I’m not ignoring the growing number of WxSim data errors being reported. There is a problem with the file storage on the current environment. I’ve chosen not to try to fix it because I’ve had a quick try and failed. I decided that my time was better spent setting up a new environment to migrate to.

I’ve wasted a lot of time today trying to install my chosen distributed file system…and failing. Only latterly finding a small, but very important, detail on a document “on display in the bottom of a locked filing cabinet stuck in a disused lavatory with a sign on the door saying ‘Beware of the Leopard’.” The very important detail is that the version I need to use (the open source/free version) will only run on Kubernetes and I’m using Docker Swarm. So that solution got thrown away.

I then went back to look at my list of alternative solutions again and came back to ‘ceph’. I know of it from a previous version of the W-W environment. It was available but I didn’t use it. I’d discounted it because some documentation said that it needed a minimum of 4 servers to run, and I only have 3 (and at the time I last saw it I only had two servers). Well, as above, don’t believe everything you read in the documentation. I found a recipe which, with some tweaking (it was for a slightly older version of ceph), runs happily on 3 servers. I’m happy running ceph…it’s a well known name and is (or has been) used by some big players in the tech world - Nvidia, AT&T, Google and Yahoo to name a few. If it’s good enough for them, it’s good enough for me!

So, I’m now at the stage where I have:

  • 3 Linux servers configures, each with 4CPUs/8Threads, 64GB RAM and 2*500GB NVME SSD drives
  • Clustered Galera/MariaDB database installed and tested
  • ceph distributed file storage installed and tested
  • Docker Swarm installed
  • Cloudflare tunnels connected

So I’m at the point where I can start to test some applications from the current environment in the new world. I’ll be starting with the small (personal) stuff that you won’t notice, but I’m hoping I’ll prove very quickly that my newly built environment is fully compatible with the current environment. Once I get some confidence about that then I can speed up the migration.

Not tonight though. I’ve already had a long day. I’ll be better served by getting to bed so that I can start afresh in the morning.

Finally, I’m sorry about the recent problems and outages. I really hadn’t expected things to go downhill like they did. Hopefully third time around things will be different!

I’m making good progress. I’ve successfully migrated 3 services across to the new servers and have proved that the environment is working as I had hoped. The database and new distributed file service are working well.

I’m just starting to look at the WxSim related services and have the test version of ECMWF download/processing running as I type so I’ll know in a few minutes if that’s worked correctly. If it has then it shouldn’t take long to test GFS and then set the production ECMWF/GFS services up.
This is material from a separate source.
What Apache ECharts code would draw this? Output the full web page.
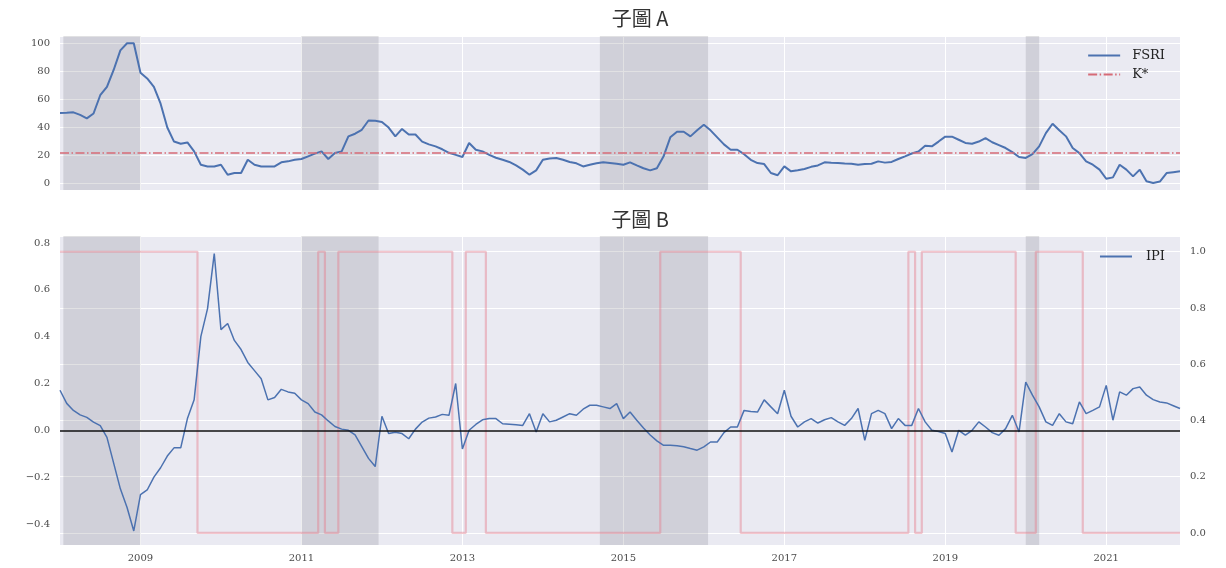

I can set them up to run in parallel at first, so you’ll still be using the old/broken version at first. After a few successful cycles I’ll be able to switch everyone over to the production services very quickly and hopefully the problems of the last week will be behind us!

More good progress this afternoon. Firstly, I’ve successfully tested my development versions of the ECMWF and GFS download/processing scripts.
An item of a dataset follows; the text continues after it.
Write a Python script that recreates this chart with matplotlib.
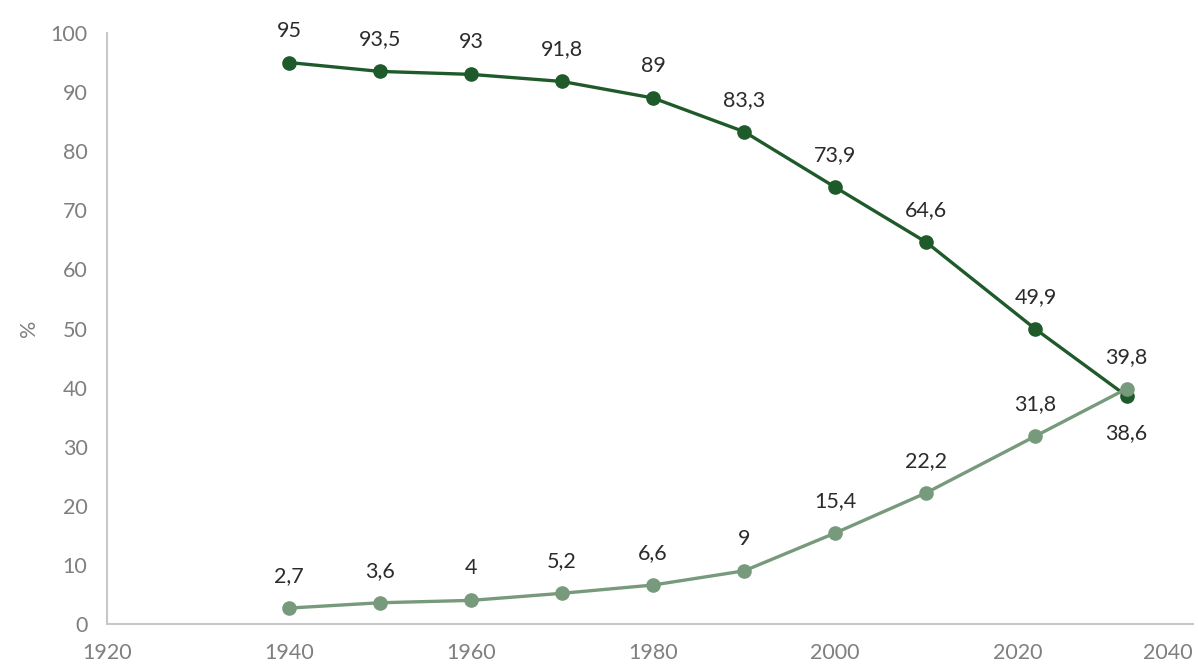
import matplotlib
matplotlib.use("Agg")
import matplotlib.pyplot as plt

years = [1940, 1950, 1960, 1970, 1980, 1990, 2000, 2010, 2022, 2032]
series_dark = [95, 93.5, 93, 91.8, 89, 83.3, 73.9, 64.6, 49.9, 38.6]
series_light = [2.7, 3.6, 4, 5.2, 6.6, 9, 15.4, 22.2, 31.8, 39.8]
x_ticks = [1920, 1940, 1960, 1980, 2000, 2020]
y_ticks = [0, 10, 20, 30, 40, 50, 60, 70, 80, 90, 100]

DARK = "#1f5a2b"
LIGHT = "#789a7c"
TICK_GREY = "#7f7f7f"
LABEL_COL = "#2b2b2b"

plt.rcParams["font.family"] = ["Lato", "DejaVu Sans"]

fig = plt.figure(figsize=(11.98, 6.64), dpi=100)
ax = fig.add_axes([0.0893, 0.0602, 0.9065, 0.8901])

ax.plot(years, series_dark, color=DARK, lw=2.4, marker="o", ms=9.5, zorder=3)
ax.plot(years, series_light, color=LIGHT, lw=2.4, marker="o", ms=9.5, zorder=4)

def fmt(v):
    s = f"{v:g}"
    return s.replace(".", ",")

for x, v in zip(years, series_dark):
    below = v < 40
    ax.annotate(fmt(v), (x, v), xytext=(0, -27 if below else 23),
                textcoords="offset points", ha="center", va="center",
                fontsize=15.5, color=LABEL_COL)
for x, v in zip(years, series_light):
    ax.annotate(fmt(v), (x, v), xytext=(0, 23), textcoords="offset points",
                ha="center", va="center", fontsize=15.5, color=LABEL_COL)

ax.set_xlim(1920, 2039.3)
ax.set_ylim(0, 100)
ax.set_xticks(x_ticks)
ax.set_yticks(y_ticks)
ax.tick_params(axis="both", length=0, labelsize=15.5, labelcolor=TICK_GREY)
ax.tick_params(axis="x", pad=14)
ax.tick_params(axis="y", pad=14)
# the last year sits at the axis end, so its label is right-aligned
ax.annotate("2040", (2039.3, 0), xycoords=ax.get_xaxis_transform(),
            xytext=(0, -14), textcoords="offset points",
            ha="right", va="top", fontsize=15.5, color=TICK_GREY)

for s in ("top", "right"):
    ax.spines[s].set_visible(False)
for s in ("left", "bottom"):
    ax.spines[s].set_color("#c8c8c8")
    ax.spines[s].set_linewidth(1.5)

ax.set_ylabel("%", fontsize=15.5, color=TICK_GREY, labelpad=8)

fig.savefig("out.png", dpi=100)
That allowed me to move onto gettingthe eight parts of production ECMWF/GFS system running on the new servers. The eight parts include the various web sites associated with data downloads, displaying charts and managing the system. These have all worked successfully when initiated manually. I’ve no reason to suspect that they will behave any differently when scheduled to run automatically because the mechanism is pretty much identical to the manual process.

I want to let both ECMWF and GFS run through a full cycle on their own (today’s 12z run) and if that works OK then I’ll switch over to the new system this evening. The new system is correctly displaying the status files which is the main problem with the current system, so hopefully WxSim data downloading will stabilise pretty soon.

I have to admit that migrating to a containerised environment hasn’t been trivial and if I had much hair to lose I’d probably have lost more over the last few months. Having said that, the speed at which I’ve been able to move the containers to a new server environment is amazing. In the past my server migrations have taken 1 to 2 months (and sometimes longer) so the fact that I’ve got a large part of the migration complete in just 2 days is great. I know I’ve got more to do, but it’s a relatively easy exercise…just repeating the same process multiple times!

The WxSim processing has been moved so that’s a big worry off my mind!

I’ll have to move the forum soon, but I’ve got a few pre-cursor tasks to complete before I’m ready to do that. As last time I’ll probably need an outage of a couple of hours to let me do all I need. I’ll confirm when that will be nearer the time.

Please note - there may still be short outages as I move other services to the new servers. Some may require minor adjustments to the server configuration which necessitate a reboot or one, or all servers. Rebooting all the servers requires a little extra work tomake sure that any clustered services, e.g. the database, are back up and running.

I’ll try to keep any outages as short as possible

I’m assuming that the lack of comments means that everything is running nicely again and downloads are being successful.

I’m still working away in the background to complete the transfer. I’ve completed 28 components so far with 8 more to do. A component could be a stack (multiple related containers) or a service (a single container). The forum (4 related containers, but not a stack :rofl:) is a quarter complete. It will probably be the last thing to move, but that might be as soon as tomorrow, or perhaps Wednesday.

I’ve also started to add metrics and alerting support. I’ll be able to send alerts, e.g. GFS or ECMWF data not updated to schedule, to Telegram so I’ll get much quicker notification of problems once I’ve completed setting the alerts up.

Node metrics…

Web site monitoring/metrics…

Distributed disk space metrics/management…

Container management…

1 Like

Very nice looking setup Chris :smiley:

Everything apart from the forum has been moved now. It’s getting a little late in the day to start doing it now, so I’m looking to do it tomorrow morning (UK time).

It’s going to take about an hour to do a backup, copy the back to the new server, restore the backup and test that everything looks OK. So If you can’t access the forum tomorrow that will almost certainly be the reason.